Do this: From the entries below, count every line that contains the word "with". Please give the number and nothing else.

Figure scripts:

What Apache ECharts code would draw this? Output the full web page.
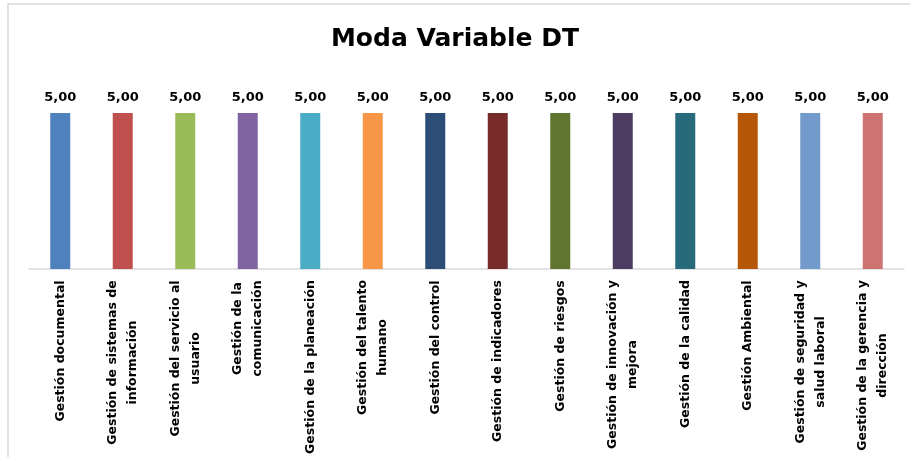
<!DOCTYPE html>
<html>
<head>
<meta charset="utf-8">
<script src="https://cdn.jsdelivr.net/npm/echarts@6/dist/echarts.min.js"></script>
<style>
  html, body { margin: 0; padding: 0; background: #fff; }
  #chart { width: 910px; height: 457px; }
</style>
</head>
<body>
<div id="chart"></div>
<script>
// categorias y valores
var categorias = [
    'Gestión documental',
    'Gestión de sistemas de\ninformación',
    'Gestión del servicio al\nusuario',
    'Gestión de la\ncomunicación',
    'Gestión de la planeación',
    'Gestión del talento\nhumano',
    'Gestión del control',
    'Gestión de indicadores',
    'Gestión de riesgos',
    'Gestión de innovación y\nmejora',
    'Gestión de la calidad',
    'Gestión Ambiental',
    'Gestión de seguridad y\nsalud laboral',
    'Gestión de la gerencia y\ndirección'
];
var valores = [5, 5, 5, 5, 5, 5, 5, 5, 5, 5, 5, 5, 5, 5];
var colores = [
    '#4F81BD', '#C0504D', '#9BBB59', '#8064A2', '#4BACC6', '#F79646', '#2C4D75',
    '#772C2A', '#5F7530', '#4D3B62', '#276A7C', '#B65708', '#729ACA', '#CD7371'
];

var fuenteEtiqueta = 'bold 12.5px "DejaVu Sans"';

// ancho de cada etiqueta, para centrar las lineas entre si
var ctx = document.createElement('canvas').getContext('2d');
ctx.font = fuenteEtiqueta;
var rich = {};
categorias.forEach(function (c, i) {
    var w = 0;
    c.split('\n').forEach(function (l) { w = Math.max(w, ctx.measureText(l).width); });
    rich['c' + i] = {
        width: Math.ceil(w),
        align: 'center',
        fontFamily: 'DejaVu Sans',
        fontWeight: 'bold',
        fontSize: 12.5,
        lineHeight: 20,
        color: '#000'
    };
});

var myChart = echarts.init(document.getElementById('chart'));

var option = {
    backgroundColor: '#fff',
    animation: false,
    title: {
        text: 'Moda Variable DT',
        left: 'center',
        top: 22,
        textStyle: {
            fontFamily: 'DejaVu Sans',
            fontWeight: 'bold',
            fontSize: 25,
            color: '#000'
        }
    },
    // borde del grafico
    graphic: [{
        type: 'polyline',
        shape: { points: [[8, 460], [8, 4], [912, 4]] },
        style: { stroke: '#D9D9D9', fill: null, lineWidth: 1.5 }
    }],
    grid: {
        left: 29,
        right: 6,
        top: 113,
        bottom: 188
    },
    xAxis: {
        type: 'category',
        data: categorias,
        axisLine: { lineStyle: { color: '#D9D9D9', width: 1.5 } },
        axisTick: { show: false },
        axisLabel: {
            interval: 0,
            rotate: 90,
            margin: 11,
            formatter: function (v, i) {
                return v.split('\n').map(function (l) { return '{c' + i + '|' + l + '}'; }).join('\n');
            },
            rich: rich
        }
    },
    yAxis: {
        type: 'value',
        min: 0,
        max: 5,
        show: false
    },
    series: [{
        type: 'bar',
        barWidth: 20,
        data: valores.map(function (v, i) {
            return { value: v, itemStyle: { color: colores[i] } };
        }),
        label: {
            show: true,
            position: 'top',
            distance: 9,
            formatter: function (p) { return p.value.toFixed(2).replace('.', ','); },
            fontFamily: 'DejaVu Sans',
            fontWeight: 'bold',
            fontSize: 13,
            color: '#000'
        }
    }]
};

myChart.setOption(option);
</script>
</body>
</html>
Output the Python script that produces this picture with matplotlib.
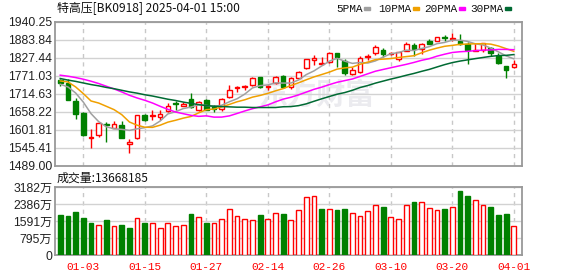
import matplotlib
matplotlib.use('Agg')
import matplotlib.pyplot as plt
from matplotlib.patches import Rectangle
import numpy as np
import pandas as pd

plt.rcParams['font.family'] = ['Liberation Sans', 'Noto Sans CJK SC', 'DejaVu Sans']

# trading days shown (Dec 30 .. Apr 1)
dates = ['12-30', '12-31',
         '01-02', '01-03', '01-06', '01-07', '01-08', '01-09', '01-10', '01-13', '01-14', '01-15',
         '01-16', '01-17', '01-20', '01-21', '01-22', '01-23', '01-24', '01-27',
         '02-05', '02-06', '02-07', '02-10', '02-11', '02-12', '02-13', '02-14', '02-17', '02-18',
         '02-19', '02-20', '02-21', '02-24', '02-25', '02-26', '02-27', '02-28',
         '03-03', '03-04', '03-05', '03-06', '03-07', '03-10', '03-11', '03-12', '03-13', '03-14',
         '03-17', '03-18', '03-19', '03-20', '03-21', '03-24', '03-25', '03-26', '03-27', '03-28',
         '03-31', '04-01']

open_ = [1756.6, 1748.0, 1690.5, 1653.6, 1576.0, 1583.4, 1618.0, 1607.6, 1617.0, 1557.0,
         1575.0, 1646.0, 1643.0, 1641.0, 1660.0, 1684.0, 1677.0, 1699.0, 1662.0, 1693.6,
         1676.0, 1666.0, 1704.0, 1731.0, 1735.0, 1741.0, 1766.0, 1734.0, 1748.0, 1770.0,
         1734.0, 1765.0, 1793.5, 1821.0, 1807.0, 1814.0, 1840.6, 1817.5, 1775.5, 1782.7,
         1828.0, 1840.6, 1853.0, 1838.0, 1822.0, 1849.0, 1866.0, 1853.3, 1881.0, 1880.5,
         1892.0, 1887.0, 1880.5, 1870.0, 1849.0, 1851.0, 1856.5, 1833.0, 1800.7, 1796.6]
close = [1748.0, 1696.0, 1652.0, 1583.4, 1580.0, 1622.0, 1615.0, 1620.0, 1575.0, 1564.0,
         1646.3, 1633.0, 1648.0, 1652.0, 1675.0, 1681.0, 1682.0, 1672.0, 1688.0, 1664.0,
         1667.0, 1699.0, 1727.0, 1735.0, 1737.0, 1764.0, 1735.0, 1738.0, 1767.0, 1734.0,
         1765.0, 1783.0, 1822.0, 1825.0, 1811.0, 1840.6, 1828.0, 1777.7, 1790.0, 1825.0,
         1832.0, 1861.5, 1837.6, 1842.0, 1844.0, 1869.7, 1855.0, 1870.0, 1871.0, 1891.0,
         1889.0, 1890.5, 1870.0, 1851.0, 1853.0, 1872.0, 1840.7, 1811.0, 1788.0, 1807.0]
high = [1759.8, 1759.8, 1702.0, 1656.8, 1605.0, 1625.0, 1625.0, 1628.5, 1628.0, 1573.0,
        1648.0, 1651.0, 1664.0, 1662.0, 1685.0, 1691.0, 1687.0, 1716.6, 1691.0, 1699.0,
        1679.0, 1701.0, 1741.0, 1738.0, 1741.0, 1766.0, 1768.0, 1741.0, 1769.0, 1774.0,
        1767.0, 1785.0, 1824.0, 1835.0, 1828.0, 1846.0, 1842.0, 1822.0, 1798.5, 1832.0,
        1838.5, 1866.0, 1857.0, 1845.0, 1846.0, 1877.0, 1874.0, 1874.0, 1885.7, 1893.0,
        1898.5, 1903.6, 1901.5, 1877.0, 1874.0, 1874.0, 1860.0, 1840.6, 1802.0, 1819.6]
low = [1737.7, 1693.6, 1636.0, 1583.0, 1544.6, 1578.0, 1564.0, 1607.0, 1574.0, 1528.8,
       1573.0, 1630.0, 1633.0, 1633.0, 1656.0, 1664.0, 1675.0, 1671.0, 1661.0, 1662.0,
       1657.0, 1660.0, 1700.0, 1721.0, 1725.0, 1739.0, 1733.0, 1727.0, 1746.0, 1732.0,
       1728.0, 1759.0, 1791.0, 1804.0, 1804.0, 1812.0, 1798.5, 1773.0, 1773.0, 1778.0,
       1821.6, 1835.0, 1829.0, 1836.0, 1818.0, 1847.0, 1832.0, 1838.5, 1869.0, 1879.0,
       1880.5, 1880.5, 1868.0, 1809.0, 1847.0, 1846.0, 1832.0, 1809.0, 1765.0, 1795.0]
volume = [18720000, 18250000, 20120000, 17320000, 14980000, 14040000, 16380000, 13570000,
          14040000, 12640000, 17160000, 14980000, 14820000, 12480000, 14820000, 13570000,
          14040000, 19190000, 17630000, 14980000, 14820000, 16690000, 21370000, 18100000,
          16850000, 16220000, 18720000, 16690000, 19500000, 19190000, 16220000, 20900000,
          26990000, 27610000, 21530000, 21370000, 21060000, 21530000, 19500000, 18250000,
          20440000, 23400000, 22460000, 17780000, 16690000, 23400000, 24800000, 24650000,
          21840000, 21060000, 21530000, 22460000, 29950000, 27610000, 25580000, 23400000,
          22460000, 18720000, 19190000, 13668185]

# MA values at the left edge, where the window reaches back before the first bar
ma5_head = [1744.0, 1735.6, 1716.6, 1688.0]
ma10_head = [1754.4, 1751.3, 1735.6, 1714.7, 1691.5, 1685.0, 1674.7, 1664.3, 1648.6]
ma20_head = [1772.4, 1769.2, 1765.0, 1759.8, 1753.5, 1746.2, 1737.7, 1729.3, 1719.8, 1709.4,
             1700.9, 1693.6, 1685.1, 1674.7, 1665.2, 1656.8, 1651.6, 1646.4, 1643.2]
ma30_head = [1762, 1757, 1753, 1748, 1743, 1739, 1734, 1730, 1725, 1720, 1716, 1711, 1707,
             1702, 1697, 1693, 1688, 1684, 1680, 1677, 1675, 1674, 1673, 1672, 1672, 1671,
             1671, 1671, 1671]

RED = '#ff0000'
GREEN = '#008000'
ma_colors = {5: '#a0a0a0', 10: '#f0a000', 20: '#ff00ff', 30: '#006a33'}
heads = {5: ma5_head, 10: ma10_head, 20: ma20_head, 30: ma30_head}

o = np.array(open_)
c = np.array(close)
h = np.array(high)
l = np.array(low)
v = np.array(volume) / 1e4
x = np.arange(len(c))

W, H = 578, 276
fig = plt.figure(figsize=(W / 100, H / 100), dpi=100)


def px_axes(left, top, right, bottom):
    return fig.add_axes([left / W, 1 - bottom / H, (right - left) / W, (bottom - top) / H])


ax = px_axes(55, 21.7, 522.3, 165.5)
axv = px_axes(55, 187, 522.3, 255)

for a in (ax, axv):
    a.set_xlim(-0.68, 60.1)
    a.set_xticks(range(3, len(x), 8))
    a.grid(axis='x', color='#c8c8c8', lw=1, ls=(0, (3, 3)))
    a.grid(axis='y', color='#d2d2d2', lw=1)
    a.set_axisbelow(True)
    for s in a.spines.values():
        s.set_color('#999999')
        s.set_linewidth(1.3)
    a.tick_params(length=0, pad=2, labelsize=8.7, labelcolor='#222222')

# watermark
ax.text(0.56, 0.49, '东方财富', transform=ax.transAxes, ha='center', va='center',
        fontsize=21, fontweight='bold', color='#ebebef', family=['Noto Sans CJK SC'], zorder=0)

# candles
up = c >= o
cols = np.where(up, RED, GREEN)
ax.vlines(x, l, h, colors=cols, lw=1, zorder=3)
ax.bar(x, np.maximum(np.abs(c - o), 1.2), bottom=np.minimum(o, c), width=0.6,
       color=np.where(up, 'white', GREEN), edgecolor=cols, lw=1, zorder=4)

cs = pd.Series(c)
for n in (5, 10, 20, 30):
    ma = cs.rolling(n).mean().to_numpy()
    ma[:n - 1] = heads[n]
    ax.plot(x, ma, color=ma_colors[n], lw=1.1, zorder=5)

pt = np.linspace(1489.0, 1940.25, 9)
ax.set_ylim(pt[0], pt[-1])
ax.set_yticks(pt)
ax.set_yticklabels(['%.2f' % (t + 1e-6) for t in pt])
ax.tick_params(axis='x', labelbottom=False)

# volume, coloured by change from previous close
prev = np.r_[o[0], c[:-1]]
vup = c >= prev
axv.bar(x, v, width=0.62, color=np.where(vup, 'white', GREEN),
        edgecolor=np.where(vup, RED, GREEN), lw=1, zorder=3)
vtop = 3182
axv.set_ylim(0, vtop)
vt = np.linspace(0, vtop, 5)
axv.set_yticks(vt)
axv.set_yticklabels(['0'] + ['%d万' % int(t) for t in vt[1:]])
axv.set_xticklabels([dates[i] for i in range(3, len(x), 8)], color=RED,
                    family=['Liberation Mono'], fontsize=8)
axv.tick_params(axis='x', pad=5)

fig.text(57 / W, 1 - 8.5 / H, '特高压[BK0918] 2025-04-01 15:00', ha='left', va='center',
         fontsize=8.6, family=['Noto Sans CJK SC', 'DejaVu Sans'], color='#111111')
fig.text(57 / W, 1 - 178 / H, '成交量:%d' % volume[-1], ha='left', va='center',
         fontsize=8.6, family=['Noto Sans CJK SC', 'DejaVu Sans'], color='#111111')

# legend across the top right
for lx, n in ((336, 5), (378, 10), (424, 20), (470, 30)):
    fig.text(lx / W, 1 - 8.5 / H, '%dPMA' % n, ha='left', va='center', fontsize=8,
             family=['Liberation Mono'], color='#111111')
for mx, n in ((364, 5), (413, 10), (459, 20), (505, 30)):
    fig.add_artist(Rectangle((mx / W, 1 - 10 / H), 6 / W, 3 / H, transform=fig.transFigure,
                             color=ma_colors[n]))

fig.savefig('out.png', dpi=100)
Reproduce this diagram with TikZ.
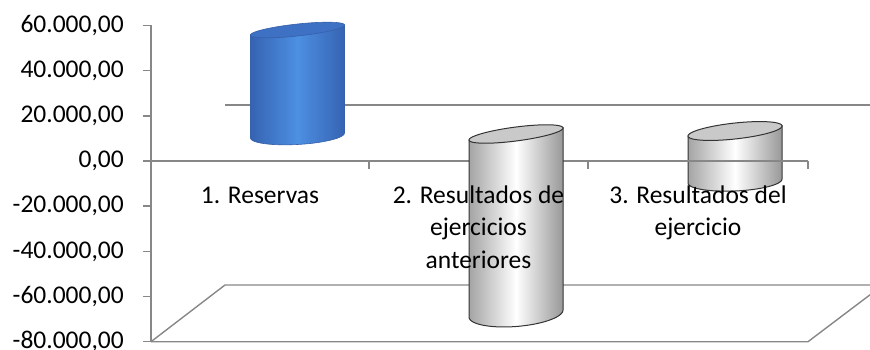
\documentclass[tikz,border=0pt]{standalone}
\usepackage{fontspec}
\setmainfont{Carlito}
\definecolor{axisgray}{HTML}{878787}
\definecolor{cylblueD}{HTML}{3663B2}
\definecolor{cylblueL}{HTML}{4D8FE2}
\definecolor{cylblueT}{HTML}{3E70C4}
\definecolor{cylblueE}{HTML}{3560AA}
\definecolor{grayL}{HTML}{A4A4A4}
\definecolor{grayR}{HTML}{989898}
\definecolor{grayT}{HTML}{C9C9C9}
\newcommand\lbl{\fontsize{25.5}{32.5}\selectfont}
% #1 cx, #2 top cy, #3 top tilt, #4 top minor, #5 bottom cy, #6 bottom tilt, #7 bottom minor, #8 style prefix
\newcommand\drawcyl[8]{%
  \path[#8body] ({#1-47},{#2+#3}) -- ({#1-47},{#5+#6})
    -- plot[domain=180:0,samples=60] ({#1+47*cos(\x)},{#5-#6*cos(\x)+#7*sin(\x)})
    -- ({#1+47},{#2-#3}) -- cycle;
  \path[#8top] plot[domain=0:360,samples=90] ({#1+47*cos(\x)},{#2-#3*cos(\x)+#4*sin(\x)}) -- cycle;
}
\begin{document}
\begin{tikzpicture}[x=1pt,y=-1pt,
  grid/.style={draw=axisgray, line width=1.4pt},
  ylab/.style={anchor=east, inner sep=0pt, font=\lbl},
  catlab/.style={anchor=base, align=center, inner sep=0pt, font=\lbl},
  bluebody/.style={left color=cylblueD, right color=cylblueD, middle color=cylblueL, draw=cylblueE, line width=0.6pt},
  bluetop/.style={fill=cylblueT, draw=cylblueE, line width=0.6pt},
  graybody/.style={left color=grayL, right color=grayR, middle color=white, draw=black!80, line width=1pt},
  graytop/.style={fill=grayT, draw=black!80, line width=1pt}]
\useasboundingbox (0,0) rectangle (870,350);

% cylinder 3 lies behind the front zero line
\drawcyl{735}{131}{5}{8}{181}{2}{10}{gray}

% frame coordinates
\coordinate (yt) at (151,25.5);
\coordinate (yb) at (151,341.7);
\coordinate (z0) at (151,161);
\coordinate (z1) at (369,161);
\coordinate (z2) at (588,161);
\coordinate (z3) at (808,161);
\coordinate (bz0) at (225,105);
\coordinate (bz1) at (870,105);
\coordinate (f0) at (151,341.7);
\coordinate (f1) at (808,341.7);
\coordinate (fb0) at (225,285);
\coordinate (fb1) at (870,285);
\coordinate (fr) at (870,294.8);

% back wall zero line and floor
\draw[grid] (bz0) -- (bz1);
\draw[grid] (f0) -- (fb0) -- (fb1);
\draw[grid] (f0) -- (f1) -- (fr);
% value axis
\draw[grid] (yt) -- (yb);
\foreach \k in {0,...,7}
  \draw[grid] (143,{25.5+45.17*\k}) -- (151,{25.5+45.17*\k});
% category axis
\draw[grid] (z0) -- (z3);
\foreach \c in {z1,z2,z3}
  \draw[grid] (\c) -- ++(0,7.5);

% cylinders in front of the grid
\drawcyl{297.5}{30}{5}{6}{135.5}{2.5}{9}{blue}
\drawcyl{516}{134}{6}{7}{313.5}{3.5}{13}{gray}

% value labels
\node[ylab] (l60) at (124,25.5) {60.000,00};
\node[ylab] (l40) at (124,70.7) {40.000,00};
\node[ylab] (l20) at (124,115.8) {20.000,00};
\node[ylab] (l0) at (124,161) {0,00};
\node[ylab] (lm20) at (124,206.2) {-20.000,00};
\node[ylab] (lm40) at (124,251.4) {-40.000,00};
\node[ylab] (lm60) at (124,296.5) {-60.000,00};
\node[ylab] (lm80) at (124,341.7) {-80.000,00};

% category labels (base anchor = baseline of the last line)
\node[catlab] (c1) at (260,203) {1. Reservas};
\node[catlab] (c2) at (478.5,268) {2. Resultados de\\ejercicios\\anteriores};
\node[catlab] (c3) at (698,235.5) {3. Resultados del\\ejercicio};
\end{tikzpicture}
\end{document}
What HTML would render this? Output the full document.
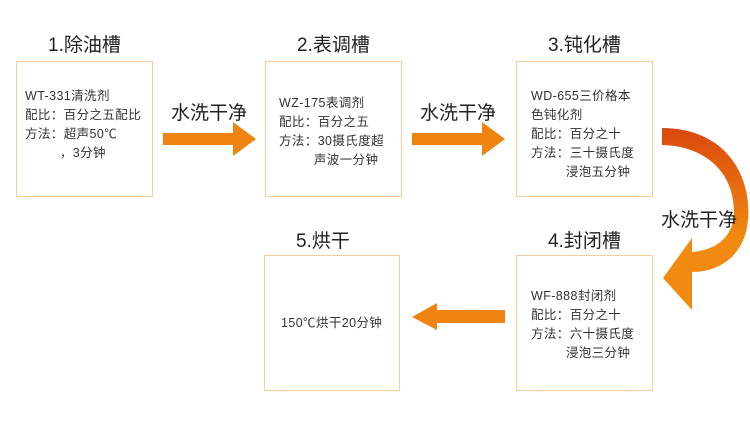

Task output: 2